(Data records)

:::::

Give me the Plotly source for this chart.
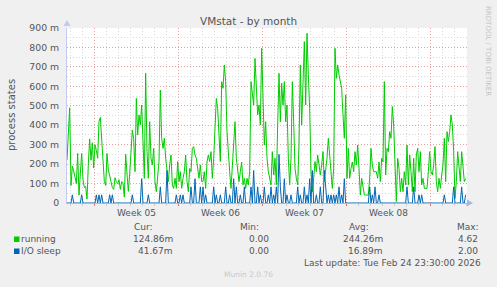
import plotly.graph_objects as go
import pandas as pd

# ---------------- data ----------------
start_time = "2026-01-23 18:00"
sample_step = "160min"

# running processes (milli-units)
running_m = [
    220, 380, 490, 90, 190, 165, 130, 100, 255, 40, 150, 255, 120, 80, 85, 20, 200, 330, 220, 310,
    180, 300, 270, 230, 420, 440, 330, 180, 110, 90, 255, 170, 140, 120, 80, 70, 130, 110, 100, 120,
    70, 110, 100, 30, 250, 150, 60, 150, 240, 375, 330,
    161, 538, 350, 453, 401, 504, 264, 127, 667, 264, 127, 418, 230, 196, 281, 110, 58, 127, 213, 581,
    333, 281, 333, 230, 161, 110, 196, 247, 93, 75, 127, 75, 213, 110, 161, 75, 127, 161, 247, 110,
    58, 178, 161, 281, 290, 247, 230, 161, 127, 196, 110,
    110, 161, 75, 211, 247, 213, 264, 127, 230, 401, 538, 487, 367, 213, 624, 590, 710, 624, 367, 230,
    161, 75, 196, 298, 418, 230, 161, 110, 161, 211, 93, 127, 75, 127, 93, 161, 624, 573, 504, 744,
    556, 453, 504, 401, 796, 504, 298, 418, 230, 161, 127,
    93, 264, 144, 230, 93, 401, 667, 418, 616, 504, 624, 418, 504, 230, 93, 230, 624, 418, 178, 127,
    93, 298, 710, 401, 641, 830, 504, 873, 659, 487, 161, 58, 127, 213, 161, 247, 196, 144, 196, 264,
    110, 161, 230, 333, 230, 161, 75, 178, 796, 641, 710,
    659, 624, 590, 453, 333, 556, 127, 281, 127, 178, 211, 161, 264, 196, 298, 178, 41, 127, 75, 41,
    41, 41, 41, 127, 281, 196, 161, 161, 161, 127, 211, 110, 230, 211, 624, 144, 281, 264, 367, 333,
    496, 401, 161, 7, 230, 178, 58, 127, 58, 161, 93,
    298, 93, 247, 161, 58, 230, 58, 247, 281, 161, 264, 93, 127, 75, 75, 75, 161, 264, 161, 144,
    196, 290, 110, 58, 127, 75, 144, 196, 333, 110, 367, 316, 367, 453, 401, 264, 24, 110, 264, 196,
    110, 264, 196, 110, 125,
]

# I/O sleep (milli-units)
io_sleep_m = [
    0, 0, 0, 0, 42, 0, 0, 0, 0, 0, 0, 42, 0, 0, 0, 0, 0, 0, 0, 0, 0, 0, 42, 0, 42,
    0, 42, 0, 0, 0, 0, 0, 42, 0, 42, 0, 0, 0, 0, 0, 0, 0, 0, 0, 0, 0, 0, 0, 0, 42,
    0, 0, 0, 0, 0, 0, 125, 0, 0, 0, 0, 42, 0, 0, 0, 0, 0, 0, 0, 0, 83, 0, 0, 0, 0,
    167, 0, 0, 0, 0, 0, 0, 42, 0, 0, 42, 0, 42, 0, 0, 0, 0, 0, 83, 0, 0, 125, 0, 0, 0,
    83, 0, 83, 0, 42, 0, 0, 0, 0, 0, 83, 0, 42, 0, 0, 42, 0, 0, 0, 83, 0, 0, 42, 0, 0,
    125, 0, 83, 0, 0, 42, 0, 0, 83, 0, 0, 0, 0, 83, 0, 167, 0, 0, 83, 0, 42, 0, 0, 83, 0,
    0, 42, 0, 83, 0, 42, 0, 83, 0, 250, 83, 0, 0, 125, 0, 42, 0, 0, 42, 0, 0, 0, 0, 83, 0,
    42, 0, 0, 83, 0, 42, 0, 125, 0, 167, 0, 0, 42, 0, 0, 83, 0, 0, 167, 83, 0, 42, 0, 42, 0,
    42, 0, 42, 0, 83, 0, 42, 0, 125, 0, 0, 0, 0, 0, 0, 0, 0, 0, 0, 0, 0, 0, 0, 0, 0,
    0, 0, 83, 0, 42, 0, 83, 0, 0, 42, 0, 0, 0, 0, 0, 0, 0, 0, 0, 0, 0, 0, 0, 0, 0,
    0, 0, 0, 0, 0, 83, 0, 0, 0, 0, 83, 0, 0, 0, 42, 0, 42, 0, 0, 0, 0, 0, 0, 0, 0,
    0, 0, 0, 0, 0, 0, 0, 0, 42, 0, 0, 0, 0, 0, 0, 83, 0, 0, 0, 0, 0, 83, 0, 0, 42,
]

y_tick_vals = [0, 100, 200, 300, 400, 500, 600, 700, 800, 900]
y_tick_text = ["0", "100 m", "200 m", "300 m", "400 m", "500 m", "600 m", "700 m", "800 m", "900 m"]

week_starts = ["2026-01-26", "2026-02-02", "2026-02-09", "2026-02-16", "2026-02-23"]
week_centers = ["2026-01-29 12:00", "2026-02-05 12:00", "2026-02-12 12:00", "2026-02-19 12:00"]
week_labels = ["Week 05", "Week 06", "Week 07", "Week 08"]

legend_names = ["running", "I/O sleep"]
legend_colors = ["#00CC00", "#0066B3"]
col_headers = ["Cur:", "Min:", "Avg:", "Max:"]
cur_vals = ["124.86m", "41.67m"]
min_vals = ["0.00", "0.00"]
avg_vals = ["244.26m", "16.89m"]
max_vals = ["4.62", "2.00"]

title_text = "VMstat - by month"
y_title = "process states"
side_text = "RRDTOOL / TOBI OETIKER"
last_update = "Last update: Tue Feb 24 23:30:00 2026"
version_text = "Munin 2.0.76"

# ---------------- layout geometry ----------------
W, H = 497, 287
L, R, T, B = 67, 30, 28, 84
PW, PH = W - L - R, H - T - B
FONT = "DejaVu Sans"
TXT = "#555555"

times = pd.date_range(pd.Timestamp(start_time), periods=len(running_m), freq=sample_step)
x_start = pd.Timestamp(start_time)
x_end = x_start + pd.Timedelta(days=PW / 12.0)


def px(x):
    return (x - L) / PW


def py(y):
    return (H - B - y) / PH


fig = go.Figure()
fig.add_trace(go.Scatter(x=times, y=running_m, mode="lines", name=legend_names[0],
                         line=dict(color=legend_colors[0], width=1), hoverinfo="skip"))
fig.add_trace(go.Scatter(x=times, y=io_sleep_m, mode="lines", name=legend_names[1],
                         line=dict(color=legend_colors[1], width=1), hoverinfo="skip"))

MAJ = "#E9A3A3"
MIN = "#D9D9D9"
DASH = "1px,2px"

fig.update_layout(
    width=W, height=H,
    margin=dict(l=L, r=R, t=T, b=B, pad=0),
    paper_bgcolor="#F0F0F0",
    plot_bgcolor="#FFFFFF",
    showlegend=False,
    font=dict(family=FONT, size=9, color=TXT),
    xaxis=dict(
        type="date", range=[x_start, x_end], fixedrange=True,
        tickmode="array", tickvals=week_starts, showticklabels=False,
        ticks="outside", ticklen=2, tickcolor="#E07070",
        showgrid=True, gridcolor=MAJ, griddash=DASH, gridwidth=1,
        minor=dict(tickmode="linear", tick0="2026-01-26", dtick=86400000,
                   showgrid=True, gridcolor=MIN, griddash=DASH, gridwidth=1,
                   ticks="outside", ticklen=2, tickcolor="#CCCCCC"),
        showline=True, linecolor="#A9B6E8", linewidth=1, zeroline=False,
        layer="below traces",
    ),
    yaxis=dict(
        range=[0, 900], fixedrange=True,
        tickmode="array", tickvals=y_tick_vals, ticktext=y_tick_text,
        tickfont=dict(family=FONT, size=9.3, color=TXT),
        ticks="", ticklabelstandoff=5,
        showgrid=True, gridcolor=MAJ, griddash=DASH, gridwidth=1,
        minor=dict(tickmode="linear", tick0=0, dtick=50,
                   showgrid=True, gridcolor=MIN, griddash=DASH, gridwidth=1),
        showline=True, linecolor="#C3C9F2", linewidth=1, zeroline=False,
        layer="below traces",
    ),
)

ann = []


def text(t, x, y, xa="center", ya="middle", size=9, color=TXT, angle=0, xref="paper"):
    ann.append(dict(text=t, x=x if xref != "paper" else px(x), y=py(y), xref=xref, yref="paper",
                    xanchor=xa, yanchor=ya, showarrow=False, textangle=angle,
                    font=dict(family=FONT, size=size, color=color), borderpad=0))


text(title_text, 248, 21, size=10.5)
text(y_title, 11, 115, size=10, angle=-90)
text(side_text, 488, 51, size=7, color="#C4C4C4", angle=90)
for c, lab in zip(week_centers, week_labels):
    text(lab, pd.Timestamp(c), 213, xref="x")

header_x = [133, 239, 348, 456]
for hx, h in zip(header_x, col_headers):
    text(h, hx, 227, xa="left")

row_y = [239, 251]
value_right = [174, 270, 384, 479]
for i, name in enumerate(legend_names):
    text(name, 20, row_y[i], xa="left")
    for vx, col in zip(value_right, [cur_vals, min_vals, avg_vals, max_vals]):
        text(col[i], vx, row_y[i], xa="right")

text(last_update, 482, 263, xa="right")
text(version_text, 248, 274, size=7.5, color="#C8C8C8")

fig.update_layout(annotations=ann)

shapes = []
for i, c in enumerate(legend_colors):
    shapes.append(dict(type="rect", xref="paper", yref="paper",
                       x0=px(14), x1=px(19.5), y0=py(row_y[i] + 3), y1=py(row_y[i] - 2.5),
                       fillcolor=c, line=dict(width=0)))
# axis arrow heads
shapes.append(dict(type="path", xref="paper", yref="paper",
                   path=f"M {px(67)},{py(20)} L {px(63.5)},{py(26)} L {px(70.5)},{py(26)} Z",
                   fillcolor="#C3C9F2", line=dict(width=0)))
shapes.append(dict(type="path", xref="paper", yref="paper",
                   path=f"M {px(473)},{py(203)} L {px(467)},{py(199.5)} L {px(467)},{py(206.5)} Z",
                   fillcolor="#A9B6E8", line=dict(width=0)))
fig.update_layout(shapes=shapes)

fig.write_html("out.html", config={"displayModeBar": False})
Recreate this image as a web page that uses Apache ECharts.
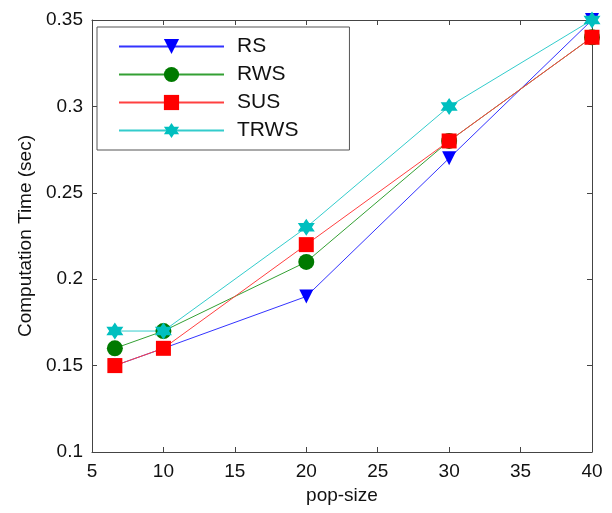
<!DOCTYPE html>
<html>
<head>
<meta charset="utf-8">
<script src="https://cdn.jsdelivr.net/npm/echarts@6/dist/echarts.min.js"></script>
<style>
html,body{margin:0;padding:0;background:#fff;}
#chart{width:612px;height:513px;}
</style>
</head>
<body>
<div id="chart"></div>
<script>
var popSize = [6.6, 10, 20, 30, 40];
var seriesNames = ['RS', 'RWS', 'SUS', 'TRWS'];
var rsValues = [0.15, 0.16, 0.19, 0.27, 0.35];
var rwsValues = [0.16, 0.17, 0.21, 0.28, 0.34];
var susValues = [0.15, 0.16, 0.22, 0.28, 0.34];
var trwsValues = [0.17, 0.17, 0.23, 0.30, 0.35];

var FONT = 'Liberation Sans, Arial, sans-serif';
var hexagram = 'path://M0,-10 L2.887,-5 L8.66,-5 L5.774,0 L8.66,5 L2.887,5 L0,10 L-2.887,5 L-8.66,5 L-5.774,0 L-8.66,-5 L-2.887,-5 Z';

function pairs(vals) {
  return popSize.map(function (x, i) { return [x, vals[i]]; });
}

function mkSeries(name, vals, color, symbol, size, markerColor, rotate) {
  return {
    name: name,
    type: 'line',
    data: pairs(vals),
    symbol: symbol,
    symbolSize: size,
    symbolRotate: rotate || 0,
    showAllSymbol: true,
    lineStyle: { color: color, width: 1 },
    itemStyle: { color: markerColor || color, borderWidth: 0 },
    emphasis: { disabled: true },
    animation: false
  };
}

var chart = echarts.init(document.getElementById('chart'));
var axisLine = { show: true, lineStyle: { color: '#444', width: 1 } };
chart.setOption({
  animation: false,
  grid: { left: 92, right: 20, top: 20, bottom: 61, containLabel: false },
  xAxis: [{
    type: 'value', min: 5, max: 40, interval: 5,
    name: 'pop-size', nameLocation: 'middle', nameGap: 33,
    nameTextStyle: { fontFamily: FONT, fontSize: 19, color: '#111' },
    axisLine: axisLine,
    axisTick: { inside: true, length: 5, lineStyle: { color: '#444' } },
    axisLabel: { fontFamily: FONT, fontSize: 19, color: '#111', margin: 10 },
    splitLine: { show: false }
  }, {
    type: 'value', min: 5, max: 40, interval: 5, position: 'top',
    axisLine: axisLine,
    axisTick: { inside: true, length: 5, lineStyle: { color: '#444' } },
    axisLabel: { show: false },
    splitLine: { show: false }
  }],
  yAxis: [{
    type: 'value', min: 0.1, max: 0.35, interval: 0.05,
    name: 'Computation Time (sec)', nameLocation: 'middle', nameGap: 54,
    nameTextStyle: { fontFamily: FONT, fontSize: 19, color: '#111' },
    axisLine: axisLine,
    axisTick: { inside: true, length: 5, lineStyle: { color: '#444' } },
    axisLabel: { fontFamily: FONT, fontSize: 19, color: '#111', margin: 9,
      formatter: function (v) { return String(+v.toFixed(2)); } },
    splitLine: { show: false }
  }, {
    type: 'value', min: 0.1, max: 0.35, interval: 0.05, position: 'right',
    axisLine: axisLine,
    axisTick: { inside: true, length: 5, lineStyle: { color: '#444' } },
    axisLabel: { show: false },
    splitLine: { show: false }
  }],
  legend: {
    data: seriesNames,
    orient: 'vertical',
    left: 97, top: 27,
    padding: [9, 51, 9, 21],
    itemWidth: 105, itemHeight: 19, itemGap: 7,
    borderColor: '#555', borderWidth: 1, backgroundColor: '#fff',
    textStyle: { fontFamily: FONT, fontSize: 21, color: '#111', lineHeight: 21, padding: [0, 0, 0, 8] },
    selectedMode: false
  },
  series: [
    mkSeries('RS', rsValues, '#3333ff', 'triangle', 14, '#0000ff', 180),
    mkSeries('RWS', rwsValues, '#33a033', 'circle', 16, '#007a00'),
    mkSeries('SUS', susValues, '#ff4040', 'rect', 15, '#ff0000'),
    mkSeries('TRWS', trwsValues, '#33cccc', hexagram, 17, '#00bfbf')
  ]
});
</script>
</body>
</html>
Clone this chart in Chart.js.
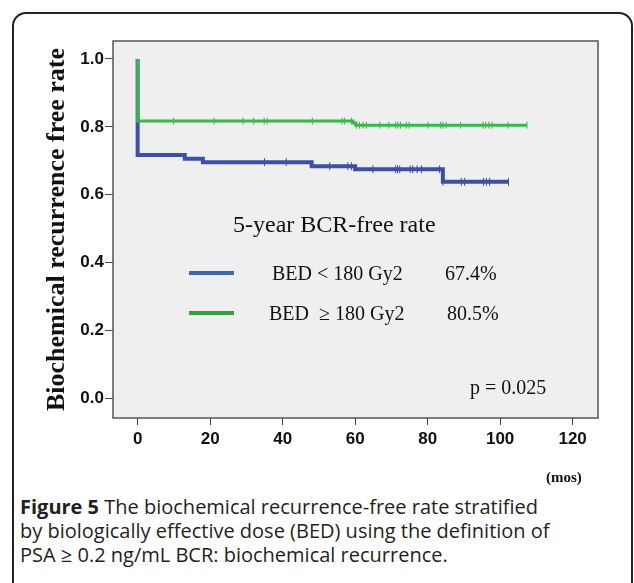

:::::

## What the task requires
Make an exact copy of the lines from the one holding "Recreate this image" through the one holding "var trwsValues = [0.17, 0.17, 0.23, 0.30, 0.35];", end lines included, without the pictures.

## The solution
Recreate this image as a web page that uses Apache ECharts.
<!DOCTYPE html>
<html>
<head>
<meta charset="utf-8">
<script src="https://cdn.jsdelivr.net/npm/echarts@6/dist/echarts.min.js"></script>
<style>
html,body{margin:0;padding:0;background:#fff;}
#chart{width:612px;height:513px;}
</style>
</head>
<body>
<div id="chart"></div>
<script>
var popSize = [6.6, 10, 20, 30, 40];
var seriesNames = ['RS', 'RWS', 'SUS', 'TRWS'];
var rsValues = [0.15, 0.16, 0.19, 0.27, 0.35];
var rwsValues = [0.16, 0.17, 0.21, 0.28, 0.34];
var susValues = [0.15, 0.16, 0.22, 0.28, 0.34];
var trwsValues = [0.17, 0.17, 0.23, 0.30, 0.35];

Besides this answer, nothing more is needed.